Ampissimo sostegno alla proposta di Ghisla (Centro). Col sì del Gran Consiglio sarà materia delle Camere federali cercare un soluzione
Intanto un deciso passo avanti lo fa l’iniziativa cantonale presentata per il gruppo del Centro da Alessio Ghisla che mira all’introduzione di un congedo parentale nazionale. Oggi, infatti, la commissione parlamentare ‘Sanità e sicurezza sociale’ ha dato il proprio via libera quasi unanime – i membri liberali radicali hanno firmato con riserva – al rapporto redatto da Claudio Isabella (Centro) e Tamara Merlo (Più donne). Rapporto che riprende e fa sue le quattro proposte dell’iniziativa che, se approvata dal Gran Consiglio – ma ormai dovrebbe essere una formalità – approderà al parlamento federale. Vale a dire un congedo parentale che abbia una durata complessiva di almeno 20 settimane; la quota fissa della madre sia pari ad almeno 14 settimane, come la situazione attuale; la quota fissa del padre rappresenti almeno il 20% del congedo parentale totale; entrambi i genitori usufruiscano della loro parte di congedo in modo flessibile.
Le considerazioni commissionali inserite nel rapporto dipingono il quadro di “un contesto socioeconomico in continuo sviluppo, dove vi è una globalizzazione del mercato del lavoro, dove per le aziende trovare manodopera qualificata è un problema, dove il welfare aziendale è diventato sempre più importante e di un contesto nazionale dove le nascite sono a livelli bassissimi tanto da non permettere un ricambio intergenerazionale”. Ebbene, in tutto ciò “consentire a entrambi i genitori di accudire il proprio figlio in modo flessibile nei primissimi mesi di vita, limitando i problemi di conciliabilità tra lavoro e famiglia, risulta necessario ed essenziale”. I vari approfondimenti della commissione, scrivono Isabella e Merlo, hanno permesso “di rilevare che le mamme che in seguito alla nascita di uno o più figli abbandonano temporaneamente l’attività lavorativa sono ancora numerose. In alcuni di questi casi – si legge ancora – la volontà di tornare al lavoro ci sarebbe, ma il periodo di congedo troppo breve e il contributo del papà alle cure, forzatamente limitato sotto l’aspetto temporale, fanno sì che la mamma sia costretta a dover abbandonare il proprio impiego”.

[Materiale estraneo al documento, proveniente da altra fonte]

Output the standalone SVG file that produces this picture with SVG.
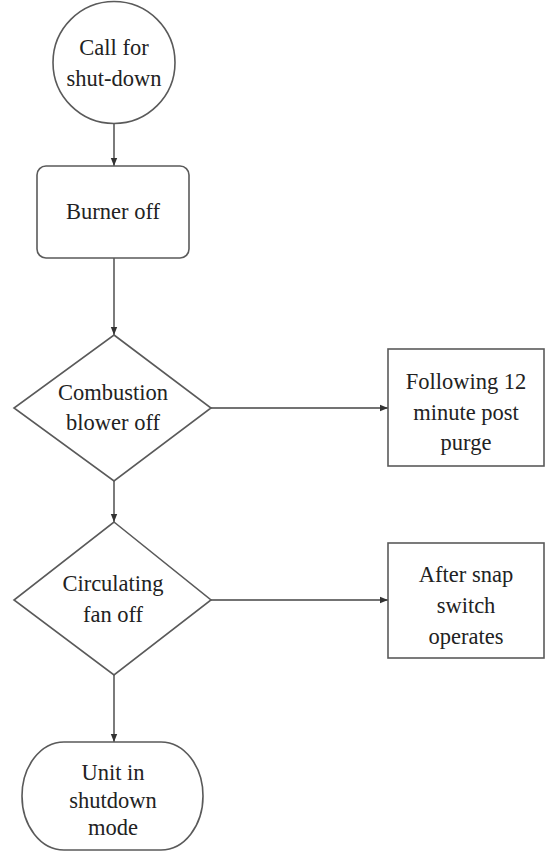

In Ticino, riprendono i due relatori, “stiamo vivendo un inverno demografico” e “le donne non dovrebbero mai dover scegliere tra ‘famiglia e lavoro’. Questo è un passo, seppur piccolo, nella giusta direzione”.
Per carità, la commissione “è consapevole che con questa iniziativa si chiede nuovamente uno sforzo al mondo dell’economia, in particolar modo alle aziende di piccole dimensioni che potrebbero avere dei disagi nell’organizzare i congedi dei propri collaboratori”. Ma allo stesso tempo, “la maggior flessibilità del congedo parentale e la miglior conciliabilità apporterebbero alle aziende, in un periodo di difficoltà nel trovare manodopera, vantaggi nel medio-lungo termine: in particolare, alcune mamme potrebbero essere facilitate a rimanere attive professionalmente”.
Raggiunto da ‘laRegione’, il presidente della ‘Sanità e sicurezza sociale’ e relatore Isabella si dichiara «molto contento del risultato raggiunto, non è stato facile trovare una convergenza in commissione: ottimo viatico per il futuro». Dal canto suo, Merlo – va da sé, altrettanto soddisfatta – trova importante che «ci sia accordo sul principio del congedo parentale: è in atto una presa di coscienza da parte della società che i padri vogliono essere più coinvolti e svolgere il loro ruolo. Politica ed economia devono dar loro, e alle famiglie, questa possibilità. Così come alle coppie di poter adattare in maniera flessibile il loro congedo: è importante superare tutti gli stereotipi che accompagnano questo tema fondamentale per le donne ma anche per tutta la società».